CLIP-ings: August 23, 2013
“Digital Inequality”: A recent Commerce Department study shows that, despite the Obama administration’s $7 billion initiative to expand Internet access in 2009, around 20 percent of American adults do not use the Internet and are therefore isolated from jobs and government services that require access.
NSA Gathered American E-mails: A recently-declassified 2011 FISC opinion reveals that the NSA had filtered correspondence between Americans from its “upstream” data collection, possibly in violation of a criminal anti-spying law.
Facial Recognition: According to The New York Times, the Department of Homeland Security has contracted with Kentucky-based Electronic Warfare Associates to develop an improved facial recognition surveillance program that would connect collected biometric information to biometric databases; the Times also noted that the technology is not yet ready for law enforcement use.
Information Security & Cyberthreats
Don’t Go Hacking My Heart: The FDA’s recently-released final guidelines on wireless medical devices address the need to encrypt data from hospital information systems and from the devices themselves; however, it does not discuss “the issue of hackers trying to take control of implanted devices.”
DDoS Distraction: Cyber crooks are reportedly using denial of service attacks as “smokescreens” to access and rob many bank accounts at once by controlling a master payment switch.

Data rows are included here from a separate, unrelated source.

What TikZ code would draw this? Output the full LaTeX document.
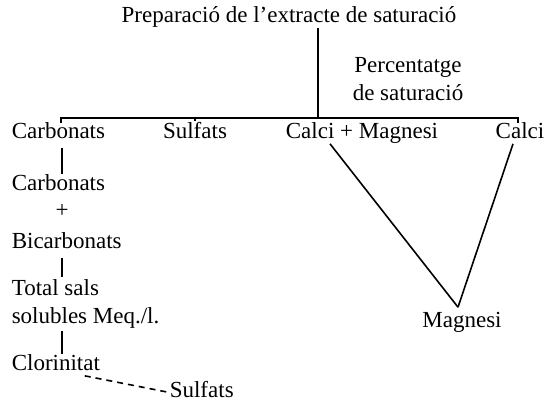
\documentclass[tikz,border=0pt]{standalone}
\usepackage{fontspec}
\setmainfont{Liberation Serif}
\begin{document}
\begin{tikzpicture}[x=0.5pt,y=-0.5pt,line width=0.8pt,
  lbl/.style={inner sep=1pt,font=\fontsize{11.5}{14}\selectfont},
  one/.style={lbl,text height=1.5ex,text depth=.25ex},
  lft/.style={one,anchor=west},
  two/.style={lbl,align=left,anchor=west}]
  \useasboundingbox (0,0) rectangle (544,402);
  %% header
  \node[one] (title) at (289,17) {Preparació de l'extracte de saturació};
  \node[lbl,align=center] (perc) at (408,79) {Percentatge\\de saturació};
  %% first row
  \node[lft] (carb) at (9,133) {Carbonats};
  \node[one] (sulf) at (195,133) {Sulfats};
  \node[one] (calmg) at (362,133) {Calci + Magnesi};
  \node[one] (calci) at (520,133) {Calci};
  %% left column
  \node[lft] (carbb) at (9,185) {Carbonats};
  \node[one] (plus) at (62,212) {+};
  \node[lft] (bicarb) at (9,243) {Bicarbonats};
  \node[two] (total) at (9,304) {Total sals\\solubles Meq./l.};
  \node[lft] (clor) at (9,365) {Clorinitat};
  \node[lft] (sulfb) at (167,392) {Sulfats};
  %% right side
  \node[one] (mag) at (462,322) {Magnesi};
  %% bar
  \coordinate (join) at (318,118);
  \coordinate (barL) at (61,118);
  \coordinate (barR) at (518,118);
  %%% edges
  \draw (title.south -| join) -- (join);
  \draw (barL) ++(0,5) -- (barL) -- (barR) -- ++(0,5);
  \draw (sulf.north |- barL) -- ++(0,3);
  \draw[shorten <=2pt] (carb.south -| plus) -- (carbb.north -| plus);
  \draw[shorten <=2pt] (bicarb.south -| plus) -- (total.north -| plus);
  \draw (total.south -| plus) -- (clor.north -| plus);
  \draw ([xshift=-16pt]calmg.south) -- ([xshift=-2pt,yshift=2pt]mag.north);
  \draw ([xshift=-3.5pt]calci.south) -- ([xshift=-2pt,yshift=2pt]mag.north);
  \draw[dashed,dash pattern=on 3pt off 2.5pt] ([xshift=-9pt]clor.south east) -- (sulfb.west);
\end{tikzpicture}
\end{document}
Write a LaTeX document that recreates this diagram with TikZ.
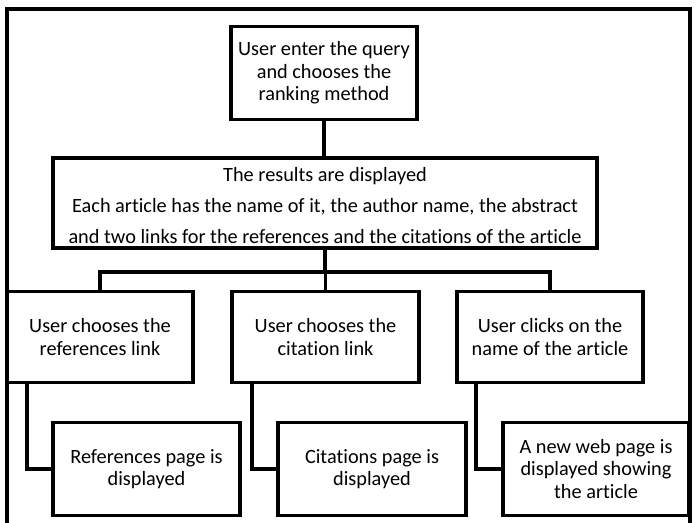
\documentclass[tikz,border=0pt]{standalone}
\usepackage{fontspec}
\setmainfont[Ligatures=NoCommon]{Carlito}
\begin{document}
\begin{tikzpicture}[x=1pt,y=-1pt,
  box/.style={draw=black, line width=3.3pt, fill=white, align=center, inner sep=0pt,
    font=\fontsize{20.3}{22.5}\selectfont},
  conn/.style={draw=black, line width=3.3pt}]
\useasboundingbox (0,0) rectangle (700,522);
\draw[conn] (7,530) -- (7,9) -- (690,9) -- (690,530);
\node[box, minimum width=186, minimum height=93] (top) at (324,73)
  {User enter the query\\and chooses the\\ranking method};
\node[box, minimum width=544, minimum height=90] (res) at (325,203) {};
\node[align=center, inner sep=0pt, font=\fontsize{20.3}{31}\selectfont] (restext) at (325,205.5)
  {The results are displayed\\Each article has the name of it, the author name, the abstract\\and two links for the references and the citations of the article};
\node[box, minimum width=186, minimum height=91] (m1) at (100,337)
  {User chooses the\\references link};
\node[box, minimum width=187, minimum height=91] (m2) at (325.5,337)
  {User chooses the\\citation link};
\node[box, minimum width=186, minimum height=91] (m3) at (550,337)
  {User clicks on the\\name of the article};
\node[box, minimum width=187, minimum height=93] (b1) at (146.5,469)
  {References page is\\displayed};
\node[box, minimum width=188, minimum height=93] (b2) at (372,469)
  {Citations page is\\displayed};
\node[box, minimum width=186, minimum height=93] (b3) at (596,469)
  {A new web page is\\displayed showing\\the article};
\coordinate (bus) at (325,272);
\draw[conn] (top.south) -- (top.south |- res.north);
\draw[conn] (res.south) -- (res.south |- bus);
\draw[conn] (m1.north) -- (m1.north |- bus) -| (m3.north);
\draw[conn] (m2.north) -- (m2.north |- bus);
\draw[conn] ([xshift=-73]m1.south) |- (b1.west);
\draw[conn] ([xshift=-73.5]m2.south) |- (b2.west);
\draw[conn] ([xshift=-74]m3.south) |- (b3.west);
\end{tikzpicture}
\end{document}
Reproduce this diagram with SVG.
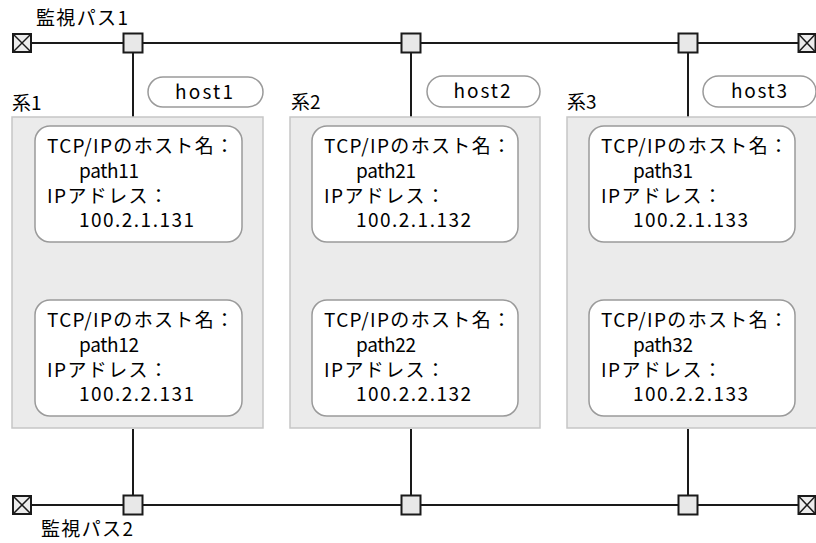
<svg xmlns="http://www.w3.org/2000/svg" width="816" height="543" viewBox="0 0 816 543">
<style>
text{font-family:"Noto Sans CJK JP","Noto Sans",sans-serif;font-size:19px;fill:#000}
.bus{stroke:#1a1a1a;stroke-width:2;fill:none}
.sq{fill:#e8e8e8;stroke:#1a1a1a;stroke-width:2}
.term{fill:#ececec;stroke:#1a1a1a;stroke-width:2}
.x{stroke:#1a1a1a;stroke-width:1.5}
.sys{fill:#ebebeb;stroke:#c6c6c6;stroke-width:1.5}
.inner{fill:#fff;stroke:#9a9a9a;stroke-width:1.5}
.pill{fill:#fff;stroke:#9a9a9a;stroke-width:1.5}
</style>
<rect width="816" height="543" fill="#fff"/>
<g id="connectors">
<line class="bus" x1="31" y1="43" x2="798" y2="43"/>
<line class="bus" x1="31" y1="505" x2="798" y2="505"/>
<line class="bus" x1="133" y1="52" x2="133" y2="117"/>
<line class="bus" x1="411" y1="52" x2="411" y2="117"/>
<line class="bus" x1="688" y1="52" x2="688" y2="117"/>
<line class="bus" x1="133" y1="429" x2="133" y2="496"/>
<line class="bus" x1="411" y1="429" x2="411" y2="496"/>
<line class="bus" x1="688" y1="429" x2="688" y2="496"/>
</g>
<g id="path1">
<text x="36" y="25" textLength="92">監視パス1</text>
<rect class="term" x="13" y="34" width="18" height="18"/>
<line class="x" x1="13" y1="34" x2="31" y2="52"/><line class="x" x1="31" y1="34" x2="13" y2="52"/>
<rect class="term" x="798.5" y="34" width="17" height="18"/>
<line class="x" x1="798.5" y1="34" x2="815.5" y2="52"/><line class="x" x1="815.5" y1="34" x2="798.5" y2="52"/>
<rect class="sq" x="123.5" y="33.5" width="19" height="19"/>
<rect class="sq" x="401.5" y="33.5" width="19" height="19"/>
<rect class="sq" x="678.5" y="33.5" width="19" height="19"/>
</g>
<g id="path2">
<text x="41" y="536" textLength="92">監視パス2</text>
<rect class="term" x="13" y="496" width="18" height="18"/>
<line class="x" x1="13" y1="496" x2="31" y2="514"/><line class="x" x1="31" y1="496" x2="13" y2="514"/>
<rect class="term" x="798.5" y="496" width="17" height="18"/>
<line class="x" x1="798.5" y1="496" x2="815.5" y2="514"/><line class="x" x1="815.5" y1="496" x2="798.5" y2="514"/>
<rect class="sq" x="123.5" y="495.5" width="19" height="19"/>
<rect class="sq" x="401.5" y="495.5" width="19" height="19"/>
<rect class="sq" x="678.5" y="495.5" width="19" height="19"/>
</g>
<g id="sys1">
<text x="12" y="110">系1</text>
<rect class="pill" x="148" y="77" width="115" height="30" rx="15"/>
<text x="204" y="99" text-anchor="middle" textLength="58">host1</text>
<rect class="sys" x="12" y="117" width="251" height="311"/>
<rect class="inner" x="35" y="126" width="207" height="116" rx="15"/>
<text x="47" y="153" textLength="187">TCP/IPのホスト名：</text>
<text x="79" y="178" textLength="60">path11</text>
<text x="47" y="203" textLength="121">IPアドレス：</text>
<text x="79" y="227" textLength="115">100.2.1.131</text>
<rect class="inner" x="35" y="300" width="207" height="116" rx="15"/>
<text x="47" y="327" textLength="187">TCP/IPのホスト名：</text>
<text x="79" y="352" textLength="60">path12</text>
<text x="47" y="377" textLength="121">IPアドレス：</text>
<text x="79" y="401" textLength="115">100.2.2.131</text>
</g>
<g id="sys2">
<text x="291" y="109">系2</text>
<rect class="pill" x="427" y="76" width="113" height="31" rx="15.5"/>
<text x="482" y="98" text-anchor="middle" textLength="57">host2</text>
<rect class="sys" x="290" y="117" width="250" height="311"/>
<rect class="inner" x="312" y="126" width="206" height="116" rx="15"/>
<text x="324" y="153" textLength="187">TCP/IPのホスト名：</text>
<text x="356" y="178" textLength="60">path21</text>
<text x="324" y="203" textLength="121">IPアドレス：</text>
<text x="356" y="227" textLength="115">100.2.1.132</text>
<rect class="inner" x="312" y="300" width="206" height="116" rx="15"/>
<text x="324" y="327" textLength="187">TCP/IPのホスト名：</text>
<text x="356" y="352" textLength="60">path22</text>
<text x="324" y="377" textLength="121">IPアドレス：</text>
<text x="356" y="401" textLength="115">100.2.2.132</text>
</g>
<g id="sys3">
<text x="567" y="109">系3</text>
<rect class="pill" x="703" y="76" width="113" height="31" rx="15.5"/>
<text x="759" y="98" text-anchor="middle" textLength="56">host3</text>
<rect class="sys" x="567" y="117" width="250" height="311"/>
<rect class="inner" x="589" y="126" width="206" height="116" rx="15"/>
<text x="601" y="153" textLength="187">TCP/IPのホスト名：</text>
<text x="633" y="178" textLength="60">path31</text>
<text x="601" y="203" textLength="121">IPアドレス：</text>
<text x="633" y="227" textLength="115">100.2.1.133</text>
<rect class="inner" x="589" y="300" width="206" height="116" rx="15"/>
<text x="601" y="327" textLength="187">TCP/IPのホスト名：</text>
<text x="633" y="352" textLength="60">path32</text>
<text x="601" y="377" textLength="121">IPアドレス：</text>
<text x="633" y="401" textLength="115">100.2.2.133</text>
</g>
</svg>
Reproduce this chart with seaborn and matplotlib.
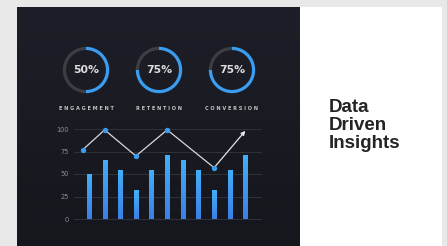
import numpy as np
import pandas as pd
import matplotlib
matplotlib.use('Agg')
import matplotlib.pyplot as plt
import seaborn as sns

# data
kpi_names = ['ENGAGEMENT', 'RETENTION', 'CONVERSION']
kpi_values = [50, 75, 75]

bar_pos = list(range(11))
bar_values = [50, 66, 55, 32, 55, 71, 66, 55, 32, 55, 71]

line_x = [-0.4, 1, 3, 5, 8, 10]
line_y = [77, 99, 70, 99, 57, 98]

y_ticks = [0, 25, 50, 75, 100]

# colours
BG = '#e8e8e8'
BLUE = '#3a9df0'
RING_GRAY = '#3d3e44'
GRID = '#34363e'
TICK = '#8c8e96'

sns.set_theme(style='dark')
plt.rcParams['font.family'] = ['DejaVu Sans']

W, H = 447, 246
fig = plt.figure(figsize=(W / 100, H / 100), dpi=100, facecolor=BG)


def px_axes(x0, y0, x1, y1):
    # pixel box (top-left origin) -> figure axes
    return fig.add_axes([x0 / W, 1 - y1 / H, (x1 - x0) / W, (y1 - y0) / H])


# --- panels ---
bg_ax = px_axes(17, 7, 300, 246)
grad = np.linspace(0, 1, 256).reshape(-1, 1)
dark_cmap = matplotlib.colors.LinearSegmentedColormap.from_list('panel', ['#1d1e27', '#16171d'])
bg_ax.imshow(grad, aspect='auto', cmap=dark_cmap, extent=[0, 1, 0, 1])
bg_ax.set_axis_off()

white_ax = px_axes(300, 7, 442, 246)
white_ax.set_facecolor('white')
white_ax.set_xticks([])
white_ax.set_yticks([])
for s in white_ax.spines.values():
    s.set_visible(False)
white_ax.text(0.2, 0.615, 'Data\nDriven\nInsights', transform=white_ax.transAxes,
              ha='left', va='top', fontsize=13.5, fontweight='bold', color='#242424',
              family=['Liberation Sans', 'DejaVu Sans'], linespacing=1.06)

# --- donuts ---
centers = [86, 159, 232]
r = 29
for cx, name, val in zip(centers, kpi_names, kpi_values):
    ax = px_axes(cx - r, 70 - r, cx + r, 70 + r)
    ax.pie([val, 100 - val], colors=[BLUE, RING_GRAY], startangle=90, counterclock=False,
           radius=1.0, wedgeprops=dict(width=0.14, edgecolor='none'))
    ax.set_aspect('equal')
    ax.text(0, 0, f'{val}%', ha='center', va='center', fontsize=7.8,
            fontweight='bold', color='#dcdcdc')
    fig.text(cx / W, 1 - 109 / H, ' '.join(name), ha='center', va='center',
             fontsize=3.6, color='#c4c4c4', fontweight='bold')

# --- bars + line ---
ax = px_axes(74, 129, 261, 219)
ax.set_facecolor('none')
df = pd.DataFrame({'pos': bar_pos, 'value': bar_values})
sns.barplot(data=df, x='pos', y='value', ax=ax, width=0.27, color=BLUE,
            saturation=1, linewidth=0)

bar_cmap = matplotlib.colors.LinearSegmentedColormap.from_list('bar', ['#3b7fe6', '#42b0f8'])
for patch in ax.patches:
    x0, y0 = patch.get_x(), patch.get_y()
    w, h = patch.get_width(), patch.get_height()
    im = ax.imshow(grad, aspect='auto', cmap=bar_cmap, origin='lower',
                   extent=[x0, x0 + w, y0, y0 + h], zorder=2)
    im.set_clip_path(patch)

ax.plot(line_x[:-1], line_y[:-1], color='#d9d9d9', lw=0.9, zorder=3, clip_on=False)
ax.annotate('', xy=(line_x[-1], line_y[-1]), xytext=(line_x[-2], line_y[-2]),
            arrowprops=dict(arrowstyle='-|>', color='#e6e6e6', lw=0.9,
                            mutation_scale=6, shrinkA=0, shrinkB=0), zorder=3,
            annotation_clip=False)
ax.scatter(line_x[:-1], line_y[:-1], s=15, color=BLUE, zorder=4, clip_on=False,
           linewidths=0)

ax.set_xlim(-0.96, 11.0)
ax.set_ylim(0, 100)
ax.set_yticks(y_ticks)
ax.set_yticklabels([str(t) for t in y_ticks])
ax.set_xticks([])
ax.set_xlabel('')
ax.set_ylabel('')
ax.grid(False)
for t in y_ticks:
    ax.axhline(t, color=GRID, lw=0.6, zorder=0, clip_on=False)
ax.tick_params(axis='y', length=0, pad=3.5, labelsize=4.8, labelcolor=TICK)
for s in ax.spines.values():
    s.set_visible(False)

fig.savefig('out.png', dpi=100, facecolor=BG)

Legal Eagles: Relying on case law and a congressional charter giving an “exclusive right” to use terminology that they adopt, the Boy Scouts of America have demanded that Hacker Scouts drop “scouts” from its name; Hacker Scouts believe that such leeway for chartered organizations is “outdated and violates trademark law.”
Rule Against GMOs: After a Kickstarter project that rewarded donors with seeds to a genetically-modified glowing plant sparked debate in the scientific community, Kickstarter implemented a new rule prohibiting projects from offering such rewards.
Free Expression & Censorship
Hard Drive Destruction: In response to demands by British intelligence that it turn over documents leaked by Edward Snowden, the Guardian instead opted to destroy the hard drives and memory chips containing such documents with “angle grinders and drills” so as to not betray its source.
IP Cloaking Violates CFAA: A federal judge ruled that 3Tap’s circumventing of an IP address blockade imposed by Craigslist breached the CFAA, rejecting 3Taps’s argument that “an owner of a publicly accessible website has no power to revoke the authorization of a specific user to access that website.”